Entries with chart source code:
______________________________

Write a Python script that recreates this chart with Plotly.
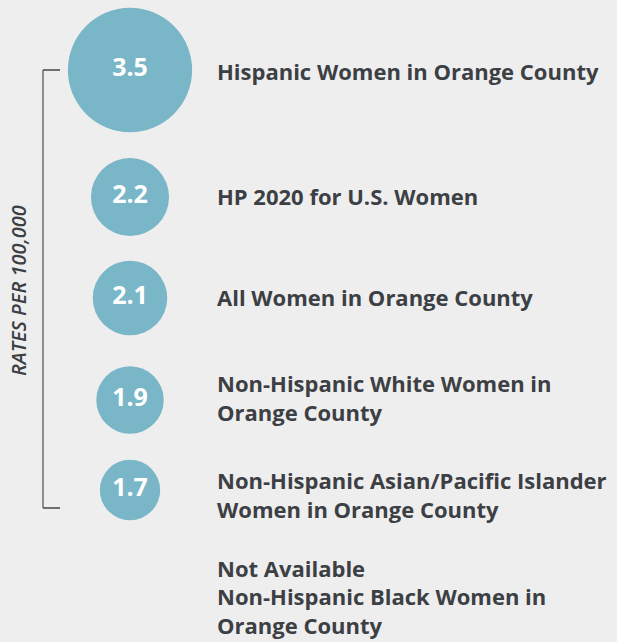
import plotly.graph_objects as go

# ---- data ----
categories = [
    "Hispanic Women in Orange County",
    "HP 2020 for U.S. Women",
    "All Women in Orange County",
    "Non-Hispanic White Women in<br>Orange County",
    "Non-Hispanic Asian/Pacific Islander<br>Women in Orange County",
]
rates = [3.5, 2.2, 2.1, 1.9, 1.7]
rate_labels = ["3.5", "2.2", "2.1", "1.9", "1.7"]
na_label = "Not Available<br>Non-Hispanic Black Women in<br>Orange County"
axis_title = "RATES PER 100,000"

# ---- layout (pixel positions) ----
W, H = 617, 642
row_y = [70, 197, 298, 400, 490]
label_y = [74, 199, 300, 401, 498]
na_y = 600
circle_x = 130
label_x = 217
size_scale = 35.5  # diameter px per unit rate

BG = "#EEEEEE"
TEAL = "#79B6C7"
TXT = "#3C3F44"
FONT = "Open Sans"

fig = go.Figure()

fig.add_trace(go.Scatter(
    x=[circle_x] * len(rates), y=row_y,
    mode="markers+text",
    marker=dict(size=[r * size_scale for r in rates], sizemode="diameter",
                color=TEAL, line=dict(width=0), opacity=1),
    text=[f"<b>{t}</b>" for t in rate_labels],
    textposition="middle center",
    textfont=dict(family=FONT, size=25, color="white"),
    hoverinfo="skip", showlegend=False,
))

fig.add_trace(go.Scatter(
    x=[label_x] * (len(categories) + 1), y=label_y + [na_y],
    mode="text",
    text=[f"<b>{c}</b>" for c in categories] + [f"<b>{na_label}</b>"],
    textposition="middle right",
    textfont=dict(family=FONT, size=22, color=TXT),
    hoverinfo="skip", showlegend=False,
))

# bracket
fig.add_shape(type="line", x0=43, x1=43, y0=row_y[0], y1=508,
              line=dict(color="#6E6E6E", width=1.5), xref="x", yref="y")
fig.add_shape(type="line", x0=43, x1=60, y0=row_y[0], y1=row_y[0],
              line=dict(color="#444444", width=1.5), xref="x", yref="y")
fig.add_shape(type="line", x0=43, x1=60, y0=508, y1=508,
              line=dict(color="#444444", width=1.5), xref="x", yref="y")

fig.add_annotation(x=18, y=291, xref="x", yref="y", text=axis_title,
                   textangle=-90, showarrow=False,
                   font=dict(family=FONT, size=20, color=TXT, style="italic",
                             weight=600))

fig.update_xaxes(range=[0, W], visible=False, fixedrange=True)
fig.update_yaxes(range=[H, 0], visible=False, fixedrange=True)
fig.update_layout(width=W, height=H, margin=dict(l=0, r=0, t=0, b=0),
                  paper_bgcolor=BG, plot_bgcolor=BG)

fig.write_html("out.html", config={"displayModeBar": False})
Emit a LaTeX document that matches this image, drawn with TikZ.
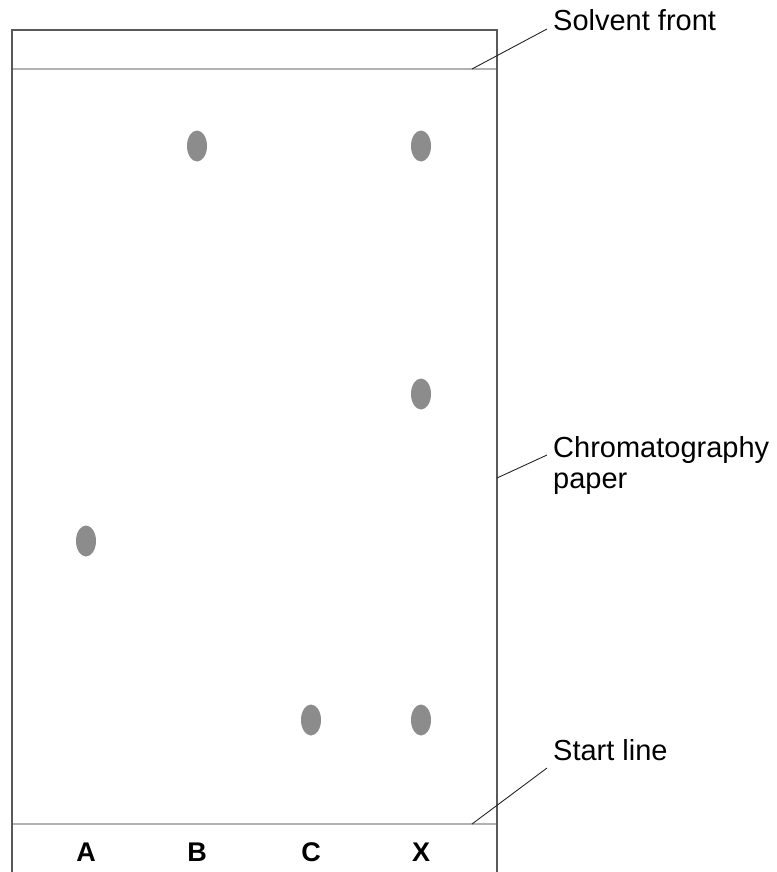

______________________________

SHORT EXERCISE: Write out again every line above exactly as given; the pictures do not belong in the copy.

SOLUTION TO THE EXERCISE:
Write a Python script that recreates this chart with Plotly.
import plotly.graph_objects as go

# ---- data ----
categories = [
    "Hispanic Women in Orange County",
    "HP 2020 for U.S. Women",
    "All Women in Orange County",
    "Non-Hispanic White Women in<br>Orange County",
    "Non-Hispanic Asian/Pacific Islander<br>Women in Orange County",
]
rates = [3.5, 2.2, 2.1, 1.9, 1.7]
rate_labels = ["3.5", "2.2", "2.1", "1.9", "1.7"]
na_label = "Not Available<br>Non-Hispanic Black Women in<br>Orange County"
axis_title = "RATES PER 100,000"

# ---- layout (pixel positions) ----
W, H = 617, 642
row_y = [70, 197, 298, 400, 490]
label_y = [74, 199, 300, 401, 498]
na_y = 600
circle_x = 130
label_x = 217
size_scale = 35.5  # diameter px per unit rate

BG = "#EEEEEE"
TEAL = "#79B6C7"
TXT = "#3C3F44"
FONT = "Open Sans"

fig = go.Figure()

fig.add_trace(go.Scatter(
    x=[circle_x] * len(rates), y=row_y,
    mode="markers+text",
    marker=dict(size=[r * size_scale for r in rates], sizemode="diameter",
                color=TEAL, line=dict(width=0), opacity=1),
    text=[f"<b>{t}</b>" for t in rate_labels],
    textposition="middle center",
    textfont=dict(family=FONT, size=25, color="white"),
    hoverinfo="skip", showlegend=False,
))

fig.add_trace(go.Scatter(
    x=[label_x] * (len(categories) + 1), y=label_y + [na_y],
    mode="text",
    text=[f"<b>{c}</b>" for c in categories] + [f"<b>{na_label}</b>"],
    textposition="middle right",
    textfont=dict(family=FONT, size=22, color=TXT),
    hoverinfo="skip", showlegend=False,
))

# bracket
fig.add_shape(type="line", x0=43, x1=43, y0=row_y[0], y1=508,
              line=dict(color="#6E6E6E", width=1.5), xref="x", yref="y")
fig.add_shape(type="line", x0=43, x1=60, y0=row_y[0], y1=row_y[0],
              line=dict(color="#444444", width=1.5), xref="x", yref="y")
fig.add_shape(type="line", x0=43, x1=60, y0=508, y1=508,
              line=dict(color="#444444", width=1.5), xref="x", yref="y")

fig.add_annotation(x=18, y=291, xref="x", yref="y", text=axis_title,
                   textangle=-90, showarrow=False,
                   font=dict(family=FONT, size=20, color=TXT, style="italic",
                             weight=600))

fig.update_xaxes(range=[0, W], visible=False, fixedrange=True)
fig.update_yaxes(range=[H, 0], visible=False, fixedrange=True)
fig.update_layout(width=W, height=H, margin=dict(l=0, r=0, t=0, b=0),
                  paper_bgcolor=BG, plot_bgcolor=BG)

fig.write_html("out.html", config={"displayModeBar": False})
Emit a LaTeX document that matches this image, drawn with TikZ.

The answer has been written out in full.